A crença de Cameron na imagem cinematográfica é uma de suas maiores qualidades como realizador, e é ela o estandarte que o cineasta empunha ao convidar o espectador a compartilhar de sua proposta de imersão através do 3D. Sem abusar do artifício mais batido do formato – os famigerados objetos que saltam da tela –, Avatar explora outras inúmeras possibilidades, e aponta um caminho ideal para incursões futuras em mundos artificiais. As imagens têm profundidade e são trabalhadas em tantas camadas que, na maior parte do tempo, você simplesmente esquece que está assistindo a um filme em 3D e se espanta quando percebe uma sensação-fantasma de algum inseto tocando sua pele. O outro grande trunfo tecnológico de Avatar é mais difícil de avaliar a partir de uma primeira visão. Há um estranhamento natural do espectador em relação aos nativos de Pandora, o povo Na’vi, carapaças 100% digitais animadas por atores. Parte do estranhamento se deve à própria tecnologia utilizada, que confere às criaturas um realismo por vezes assustador, por vezes insuficiente. O estranho design dos seres também contribui para nos distanciar deles, para suspeitar deles – mas, no fundo, não será esse nosso estranhamento uma das questões centrais do filme?

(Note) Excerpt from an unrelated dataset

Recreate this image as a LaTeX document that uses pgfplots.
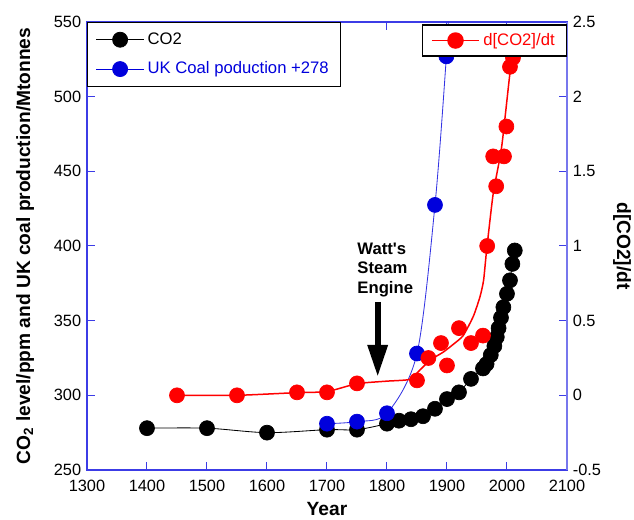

Não resta dúvida que Cameron reservou sua cadeira no panteão dos gigantes do cinema com as conquistas técnicas de Avatar. Ninguém jamais viu nada parecido com este filme, e tenho minhas dúvidas se algum dia veremos algo assim novamente. Além disso, com tudo o que ela tem de anacrônica e idiossincrática, a narrativa de Avatar é, sem sombra de dúvida, a exibição magistral de um cineasta em pleno domínio de suas capacidades. No entanto, a sensação geral é de que faltou algo para que o filme fosse uma verdadeira obra-prima. A maioria culpa o roteiro, que traz algumas das tiradas típicas que tanto nos divertiu em filmes como O Exterminador do Futuro 2, Aliens e True Lies, mas sem o mesmo sucesso. Outros vão mais além e apontam para falhas estruturais do próprio projeto. Eu sou de outra opinião. Para mim, o que faltou para Avatar ser uma obra-prima foi o fato de que não tenho mais 14 anos – fato que foi remediado pelas mais rápidas duas horas e quarenta minutos que passei no cinema em muito, muito tempo.